Royal Army Medical Corps
- 22 Field Hospital to become 22 Multi-Role Medical Regiment.
- 34 Field Hospital to become 21 Multi-Role Medical Regiment.
- 202 (Midlands) Field Hospital to become 202 (Midlands) Multi-Role Medical Regiment.
- 203 (Welsh) Field Hospital to become 203 (Welsh) Multi-Role Medical Regiment.
- 243 (The Wessex) Field Hospital to become 243 (Wessex) Multi-Role Medical Regiment.
- 254 (East of England) Medical Regiment to become 254 (East of England) Multi-Role Medical Regiment.
- 256 (City of London) Field Hospital to become 256 (London and South East) Multi-Role Medical Regiment.

===Re-role===
Infantry
- 1st Battalion, Irish Guards from Light Role Infantry to Security Force Assistance.
- 1st Battalion, Royal Anglian Regiment from Light Role Infantry to Security Force Assistance.
- 3rd Battalion, The Rifles from Light Mechanised Infantry to Security Force Assistance.

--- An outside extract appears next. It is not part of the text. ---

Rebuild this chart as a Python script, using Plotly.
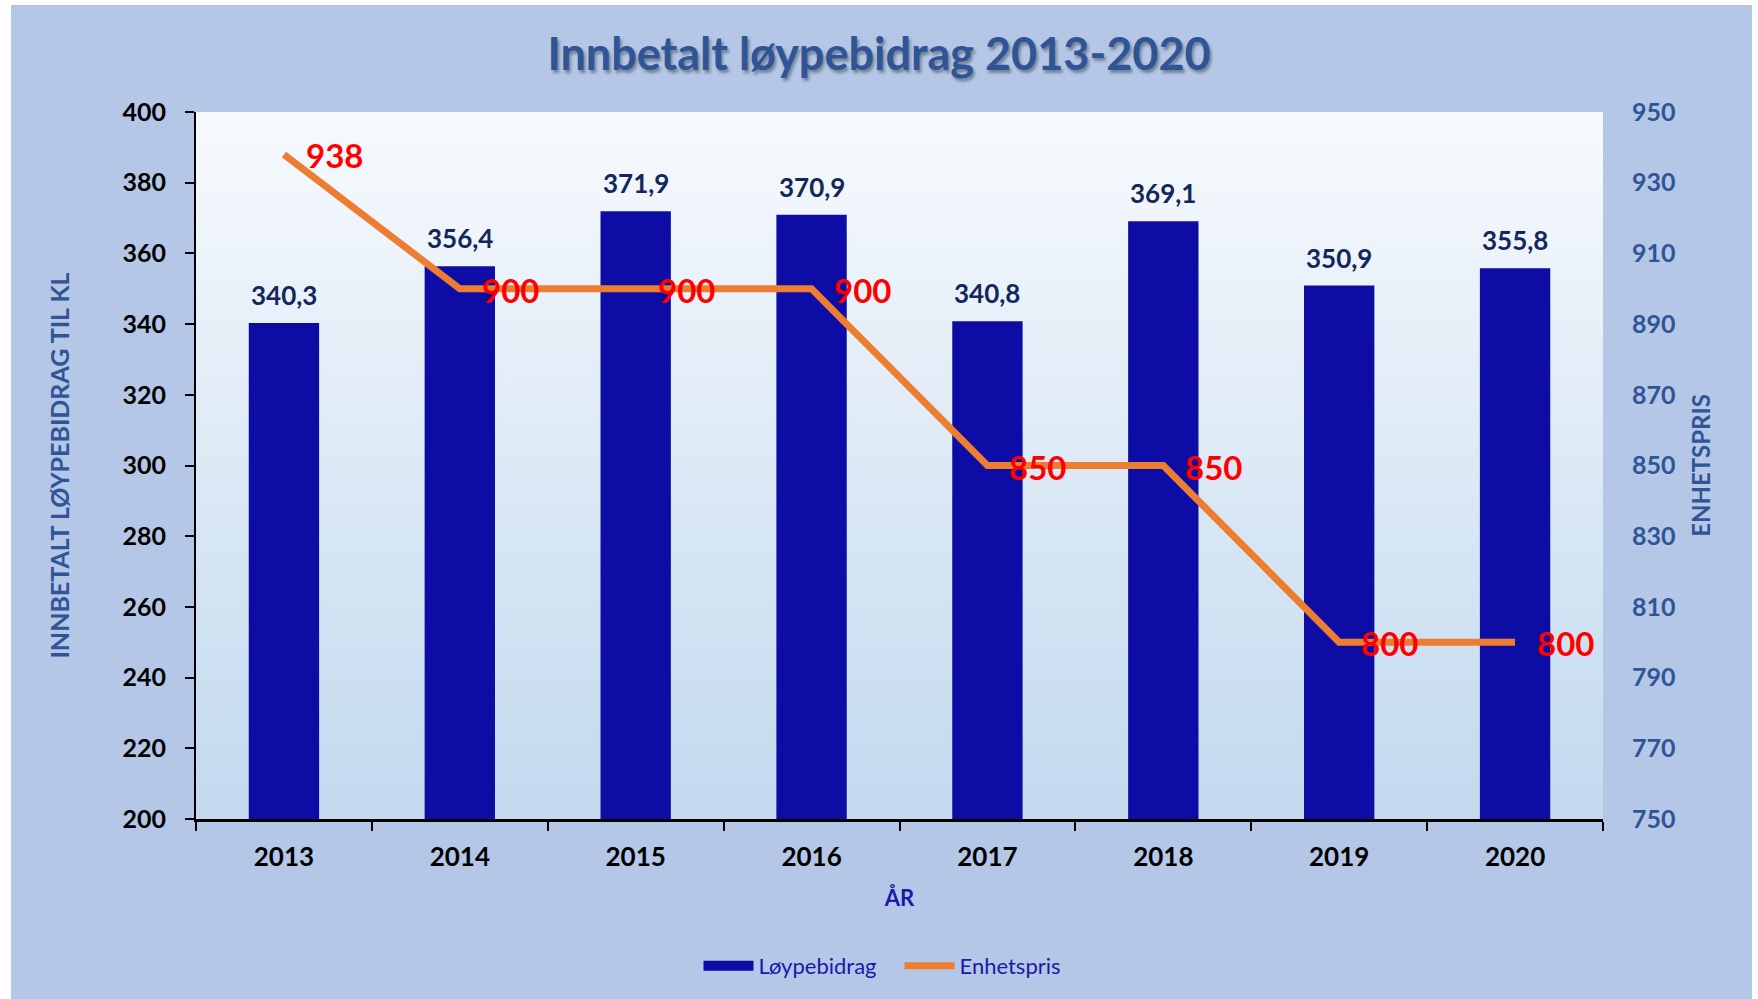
import base64
import plotly.graph_objects as go

# ---------------- data ----------------
years = ["2013", "2014", "2015", "2016", "2017", "2018", "2019", "2020"]
loypebidrag = [340.3, 356.4, 371.9, 370.9, 340.8, 369.1, 350.9, 355.8]
enhetspris = [938, 900, 900, 900, 850, 850, 800, 800]

left_ticks = list(range(200, 401, 20))
right_ticks = list(range(750, 951, 20))

# ---------------- style ----------------
FONT = "Lato"
BG = "#b4c7e7"
AXIS_BLUE = "#2f5597"
BAR = "#0d0ca5"
LINE = "#ed7d31"
LABEL_NAVY = "#13275c"
LEGEND_TXT = "#1a1aa8"

W, H = 1758, 999
L, R, T, B = 196, 155, 112, 180
pw, ph = W - L - R, H - T - B


def svg_uri(svg):
    return "data:image/svg+xml;base64," + base64.b64encode(svg.encode()).decode()


grad_svg = (
    '<svg xmlns="http://www.w3.org/2000/svg" width="100" height="100" preserveAspectRatio="none">'
    '<defs><linearGradient id="g" x1="0" y1="0" x2="0" y2="1">'
    '<stop offset="0" stop-color="#f7fafd"/><stop offset="1" stop-color="#c2d9ee"/>'
    '</linearGradient></defs><rect width="100" height="100" fill="url(#g)"/></svg>'
)
bg_svg = (
    '<svg xmlns="http://www.w3.org/2000/svg" width="100" height="100" preserveAspectRatio="none">'
    f'<rect width="100" height="100" fill="{BG}"/></svg>'
)

# outer blue panel (white frame around it)
ox0, ox1, oy0, oy1 = 11, 1752, 5, 999
images = [
    dict(source=svg_uri(bg_svg), xref="paper", yref="paper",
         x=(ox0 - L) / pw, y=(H - B - oy0) / ph,
         sizex=(ox1 - ox0) / pw, sizey=(oy1 - oy0) / ph,
         xanchor="left", yanchor="top", sizing="stretch", layer="below"),
    dict(source=svg_uri(grad_svg), xref="paper", yref="paper",
         x=0, y=1, sizex=1, sizey=1, xanchor="left", yanchor="top",
         sizing="stretch", layer="below"),
]

fig = go.Figure()
fig.add_trace(go.Bar(
    x=years, y=loypebidrag, name="Løypebidrag",
    marker=dict(color=BAR, line=dict(width=0)), width=0.4,
    yaxis="y", showlegend=False,
))
# legend entry for the bars (wide rectangular swatch)
fig.add_trace(go.Scatter(
    x=[None], y=[None], name="Løypebidrag", mode="lines",
    line=dict(color=BAR, width=15), yaxis="y",
))
fig.add_trace(go.Scatter(
    x=years, y=enhetspris, name="Enhetspris", mode="lines",
    line=dict(color=LINE, width=7), yaxis="y2",
))

annotations = []
for i, v in enumerate(loypebidrag):
    annotations.append(dict(
        x=i, y=v, xref="x", yref="y", text=f"{v:.1f}".replace(".", ","),
        showarrow=False, xanchor="center", yanchor="bottom", yshift=10,
        font=dict(family=FONT, size=26, color=LABEL_NAVY, weight="bold"),
    ))
for i, p in enumerate(enhetspris):
    annotations.append(dict(
        x=i, y=p, xref="x", yref="y2", text=str(p),
        showarrow=False, xanchor="left", yanchor="middle", xshift=20, yshift=-1,
        font=dict(family=FONT, size=33, color="#ff0000", weight="bold"),
    ))

fig.update_layout(
    width=W, height=H,
    margin=dict(l=L, r=R, t=T, b=B, autoexpand=False),
    paper_bgcolor="white",
    plot_bgcolor="rgba(0,0,0,0)",
    images=images,
    separators=",.",
    title=dict(
        text="Innbetalt løypebidrag 2013-2020",
        x=0.5, xref="container", xanchor="center",
        y=1 - 54 / H, yref="container", yanchor="middle",
        font=dict(family=FONT, size=45, color=AXIS_BLUE, weight="bold",
                  shadow="2px 3px 3px rgba(0,0,0,0.35)"),
    ),
    xaxis=dict(
        type="category", range=[-0.5, len(years) - 0.5],
        showline=True, linecolor="black", linewidth=2.5,
        ticks="outside", tickson="boundaries", ticklen=9, tickwidth=2, tickcolor="black",
        tickfont=dict(family=FONT, size=26, color="black", weight="bold"),
        ticklabelstandoff=13,
        showgrid=False, zeroline=False,
        title=dict(text="ÅR", standoff=20,
                   font=dict(family=FONT, size=22, color=LEGEND_TXT, weight="bold")),
    ),
    yaxis=dict(
        range=[200, 400], tickvals=left_ticks,
        showline=True, linecolor="black", linewidth=2,
        ticks="outside", ticklen=9, tickwidth=2, tickcolor="black",
        tickfont=dict(family=FONT, size=25, color="black", weight="bold"),
        ticklabelstandoff=14,
        showgrid=False, zeroline=False,
        title=dict(text="INNBETALT LØYPEBIDRAG TIL KL", standoff=46,
                   font=dict(family=FONT, size=25, color=AXIS_BLUE, weight="bold")),
    ),
    yaxis2=dict(
        range=[750, 950], tickvals=right_ticks, overlaying="y", side="right",
        showline=False, ticks="", showgrid=False, zeroline=False,
        tickfont=dict(family=FONT, size=25, color=AXIS_BLUE, weight="bold"),
        ticklabelstandoff=28,
        title=dict(text="ENHETSPRIS", standoff=18,
                   font=dict(family=FONT, size=24, color=AXIS_BLUE, weight="bold")),
    ),
    legend=dict(
        orientation="h", x=0.50, xanchor="center",
        y=(H - B - 966) / ph, yanchor="middle", yref="paper",
        bgcolor="rgba(0,0,0,0)",
        font=dict(family=FONT, size=22, color=LEGEND_TXT),
        itemwidth=50, traceorder="normal", entrywidth=136,
    ),
    annotations=annotations,
    showlegend=True,
)

fig.write_html("out.html")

- Black Watch, 3rd Battalion, Royal Regiment of Scotland from Light Mechanised Infantry to Security Force Assistance.
- 1st Battalion, Welsh Guards from Light Mechanised Infantry to Light Role Infantry.
- 1st Battalion, The Rifles from Light Role Infantry to Light Mechanised Infantry.
- 2nd Battalion, Royal Anglian Regiment from Light Role Infantry to Light Mechanised Infantry.
- 1st Battalion, Royal Yorkshire Regiment from Armoured Infantry to Light Mechanised Infantry.
- The Highlanders, 4th Battalion, Royal Regiment of Scotland from Armoured Infantry to Light Mechanised Infantry.
- 1st Battalion, Princess of Wales's Royal Regiment from Light Role Infantry to Mechanised Infantry.